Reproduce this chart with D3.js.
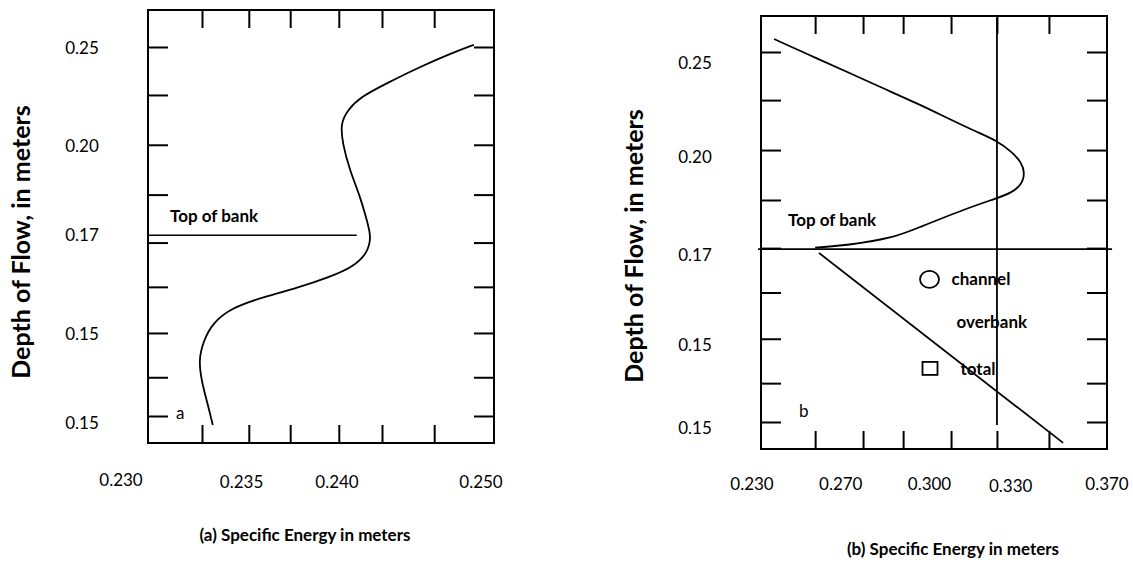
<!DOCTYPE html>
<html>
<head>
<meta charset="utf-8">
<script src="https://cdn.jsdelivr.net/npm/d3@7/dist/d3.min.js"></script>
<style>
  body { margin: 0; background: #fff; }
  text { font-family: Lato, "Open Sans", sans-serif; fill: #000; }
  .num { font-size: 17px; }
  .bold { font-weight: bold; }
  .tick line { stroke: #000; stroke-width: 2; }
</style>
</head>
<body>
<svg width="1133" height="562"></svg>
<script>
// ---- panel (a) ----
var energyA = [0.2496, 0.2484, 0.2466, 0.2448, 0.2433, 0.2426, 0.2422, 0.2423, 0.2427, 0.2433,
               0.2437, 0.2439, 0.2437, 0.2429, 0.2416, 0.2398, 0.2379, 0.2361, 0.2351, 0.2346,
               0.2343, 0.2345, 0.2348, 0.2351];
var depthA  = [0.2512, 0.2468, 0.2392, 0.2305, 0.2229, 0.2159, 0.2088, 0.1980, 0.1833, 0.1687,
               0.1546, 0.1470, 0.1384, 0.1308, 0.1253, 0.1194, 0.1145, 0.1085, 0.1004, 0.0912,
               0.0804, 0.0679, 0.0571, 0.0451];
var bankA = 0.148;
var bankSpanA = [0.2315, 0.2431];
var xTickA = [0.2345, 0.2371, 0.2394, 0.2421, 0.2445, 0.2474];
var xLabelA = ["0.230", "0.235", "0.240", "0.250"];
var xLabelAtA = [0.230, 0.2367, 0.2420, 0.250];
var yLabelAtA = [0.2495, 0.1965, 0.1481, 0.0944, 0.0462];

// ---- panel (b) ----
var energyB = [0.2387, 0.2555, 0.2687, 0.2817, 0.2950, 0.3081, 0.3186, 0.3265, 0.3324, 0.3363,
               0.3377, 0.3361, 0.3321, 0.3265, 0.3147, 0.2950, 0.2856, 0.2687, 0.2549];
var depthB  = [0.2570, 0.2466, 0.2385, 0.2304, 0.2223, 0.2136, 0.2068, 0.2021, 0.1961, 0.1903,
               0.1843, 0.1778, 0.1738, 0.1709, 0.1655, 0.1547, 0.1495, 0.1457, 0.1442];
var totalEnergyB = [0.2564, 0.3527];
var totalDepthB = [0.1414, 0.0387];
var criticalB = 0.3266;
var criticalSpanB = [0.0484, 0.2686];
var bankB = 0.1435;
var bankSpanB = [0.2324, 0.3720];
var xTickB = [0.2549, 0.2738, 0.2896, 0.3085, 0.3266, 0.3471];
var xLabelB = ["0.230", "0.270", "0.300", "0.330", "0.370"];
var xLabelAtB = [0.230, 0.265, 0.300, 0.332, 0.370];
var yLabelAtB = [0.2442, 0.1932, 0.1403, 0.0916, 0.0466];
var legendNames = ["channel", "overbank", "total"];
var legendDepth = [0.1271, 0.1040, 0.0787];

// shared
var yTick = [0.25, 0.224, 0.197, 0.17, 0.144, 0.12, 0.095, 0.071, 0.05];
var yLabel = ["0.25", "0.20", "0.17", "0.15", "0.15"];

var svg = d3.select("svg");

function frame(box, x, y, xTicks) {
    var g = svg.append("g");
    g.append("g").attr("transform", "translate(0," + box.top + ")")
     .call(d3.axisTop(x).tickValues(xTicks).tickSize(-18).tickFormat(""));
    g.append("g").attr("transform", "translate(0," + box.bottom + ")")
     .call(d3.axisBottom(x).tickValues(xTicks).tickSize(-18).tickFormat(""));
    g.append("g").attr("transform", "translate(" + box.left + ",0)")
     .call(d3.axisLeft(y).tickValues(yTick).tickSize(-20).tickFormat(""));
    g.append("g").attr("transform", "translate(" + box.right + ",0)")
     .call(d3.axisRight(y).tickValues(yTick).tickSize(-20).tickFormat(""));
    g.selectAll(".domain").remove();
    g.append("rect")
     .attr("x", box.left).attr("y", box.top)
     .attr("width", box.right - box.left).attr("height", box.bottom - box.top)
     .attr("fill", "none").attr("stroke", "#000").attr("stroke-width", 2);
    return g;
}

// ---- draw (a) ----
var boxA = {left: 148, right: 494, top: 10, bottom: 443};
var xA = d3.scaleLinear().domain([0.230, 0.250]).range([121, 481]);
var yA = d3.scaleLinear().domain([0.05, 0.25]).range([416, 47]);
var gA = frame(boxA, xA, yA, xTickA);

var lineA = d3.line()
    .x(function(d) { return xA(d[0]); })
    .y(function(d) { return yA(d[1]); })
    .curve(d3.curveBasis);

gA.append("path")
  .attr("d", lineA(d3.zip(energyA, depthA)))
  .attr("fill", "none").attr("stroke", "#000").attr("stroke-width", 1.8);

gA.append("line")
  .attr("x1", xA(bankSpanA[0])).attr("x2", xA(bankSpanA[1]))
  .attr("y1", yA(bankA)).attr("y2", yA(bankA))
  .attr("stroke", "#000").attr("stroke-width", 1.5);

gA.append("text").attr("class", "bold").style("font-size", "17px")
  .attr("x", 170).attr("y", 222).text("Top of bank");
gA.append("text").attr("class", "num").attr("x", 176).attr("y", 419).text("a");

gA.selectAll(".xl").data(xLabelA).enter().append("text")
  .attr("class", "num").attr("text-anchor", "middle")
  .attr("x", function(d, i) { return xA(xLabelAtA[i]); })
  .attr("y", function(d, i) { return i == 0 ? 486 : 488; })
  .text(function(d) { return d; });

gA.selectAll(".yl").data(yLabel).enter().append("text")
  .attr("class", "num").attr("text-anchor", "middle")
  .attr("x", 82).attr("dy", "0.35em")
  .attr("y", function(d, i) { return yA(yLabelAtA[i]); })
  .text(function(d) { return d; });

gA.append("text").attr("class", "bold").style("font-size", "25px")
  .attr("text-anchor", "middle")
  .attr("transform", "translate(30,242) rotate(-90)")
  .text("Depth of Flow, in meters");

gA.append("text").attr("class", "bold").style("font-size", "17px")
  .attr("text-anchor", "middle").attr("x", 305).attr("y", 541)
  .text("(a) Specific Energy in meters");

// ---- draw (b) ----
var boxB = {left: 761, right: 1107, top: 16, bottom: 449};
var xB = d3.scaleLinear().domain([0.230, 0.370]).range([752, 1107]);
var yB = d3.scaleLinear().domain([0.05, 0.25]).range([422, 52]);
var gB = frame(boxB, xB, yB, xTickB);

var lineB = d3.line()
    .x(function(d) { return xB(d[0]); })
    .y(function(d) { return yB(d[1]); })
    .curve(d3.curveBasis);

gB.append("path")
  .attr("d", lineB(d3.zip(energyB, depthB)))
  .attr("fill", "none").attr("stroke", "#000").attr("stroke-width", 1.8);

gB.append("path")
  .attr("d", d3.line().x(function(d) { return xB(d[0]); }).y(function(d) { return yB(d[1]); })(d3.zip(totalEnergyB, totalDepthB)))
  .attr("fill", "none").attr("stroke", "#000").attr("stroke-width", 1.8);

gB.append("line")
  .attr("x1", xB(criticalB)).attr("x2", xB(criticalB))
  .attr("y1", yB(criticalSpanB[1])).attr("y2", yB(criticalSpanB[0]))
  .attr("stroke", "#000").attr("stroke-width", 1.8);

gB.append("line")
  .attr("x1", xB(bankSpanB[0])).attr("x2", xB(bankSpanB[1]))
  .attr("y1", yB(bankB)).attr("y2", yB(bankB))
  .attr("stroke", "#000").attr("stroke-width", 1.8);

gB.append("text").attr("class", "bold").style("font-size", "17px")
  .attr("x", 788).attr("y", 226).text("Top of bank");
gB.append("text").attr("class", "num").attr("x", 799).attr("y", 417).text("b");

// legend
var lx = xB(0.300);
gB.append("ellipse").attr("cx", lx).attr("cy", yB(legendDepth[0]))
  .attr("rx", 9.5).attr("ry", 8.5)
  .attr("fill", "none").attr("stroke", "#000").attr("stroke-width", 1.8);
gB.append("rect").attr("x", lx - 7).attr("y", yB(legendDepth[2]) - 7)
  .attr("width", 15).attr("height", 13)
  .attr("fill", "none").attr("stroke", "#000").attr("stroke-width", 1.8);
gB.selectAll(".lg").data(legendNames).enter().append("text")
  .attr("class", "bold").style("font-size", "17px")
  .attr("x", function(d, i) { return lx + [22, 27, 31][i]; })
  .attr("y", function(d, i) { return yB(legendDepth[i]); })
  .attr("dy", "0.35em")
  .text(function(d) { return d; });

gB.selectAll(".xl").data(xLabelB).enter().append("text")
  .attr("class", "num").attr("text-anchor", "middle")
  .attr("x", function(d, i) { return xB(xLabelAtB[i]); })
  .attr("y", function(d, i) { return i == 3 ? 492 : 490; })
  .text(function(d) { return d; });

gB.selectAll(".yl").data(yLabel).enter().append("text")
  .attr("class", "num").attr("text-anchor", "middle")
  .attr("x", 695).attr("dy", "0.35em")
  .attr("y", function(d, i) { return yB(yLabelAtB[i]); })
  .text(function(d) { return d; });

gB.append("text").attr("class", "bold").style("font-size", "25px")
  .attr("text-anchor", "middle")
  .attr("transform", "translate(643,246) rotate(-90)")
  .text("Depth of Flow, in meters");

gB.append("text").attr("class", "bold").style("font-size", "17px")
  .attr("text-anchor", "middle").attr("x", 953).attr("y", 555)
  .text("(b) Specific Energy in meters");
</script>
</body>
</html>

DO THIS:
Exactly as written, please give again the lines from the beginning of the listing through the line containing "var yLabelAtA = [0.2495, 0.1965, 0.1481, 0.0944, 0.0462];", inclusive, without any pictures.

EXPECTED OUTPUT:
Reproduce this chart with D3.js.
<!DOCTYPE html>
<html>
<head>
<meta charset="utf-8">
<script src="https://cdn.jsdelivr.net/npm/d3@7/dist/d3.min.js"></script>
<style>
  body { margin: 0; background: #fff; }
  text { font-family: Lato, "Open Sans", sans-serif; fill: #000; }
  .num { font-size: 17px; }
  .bold { font-weight: bold; }
  .tick line { stroke: #000; stroke-width: 2; }
</style>
</head>
<body>
<svg width="1133" height="562"></svg>
<script>
// ---- panel (a) ----
var energyA = [0.2496, 0.2484, 0.2466, 0.2448, 0.2433, 0.2426, 0.2422, 0.2423, 0.2427, 0.2433,
               0.2437, 0.2439, 0.2437, 0.2429, 0.2416, 0.2398, 0.2379, 0.2361, 0.2351, 0.2346,
               0.2343, 0.2345, 0.2348, 0.2351];
var depthA  = [0.2512, 0.2468, 0.2392, 0.2305, 0.2229, 0.2159, 0.2088, 0.1980, 0.1833, 0.1687,
               0.1546, 0.1470, 0.1384, 0.1308, 0.1253, 0.1194, 0.1145, 0.1085, 0.1004, 0.0912,
               0.0804, 0.0679, 0.0571, 0.0451];
var bankA = 0.148;
var bankSpanA = [0.2315, 0.2431];
var xTickA = [0.2345, 0.2371, 0.2394, 0.2421, 0.2445, 0.2474];
var xLabelA = ["0.230", "0.235", "0.240", "0.250"];
var xLabelAtA = [0.230, 0.2367, 0.2420, 0.250];
var yLabelAtA = [0.2495, 0.1965, 0.1481, 0.0944, 0.0462];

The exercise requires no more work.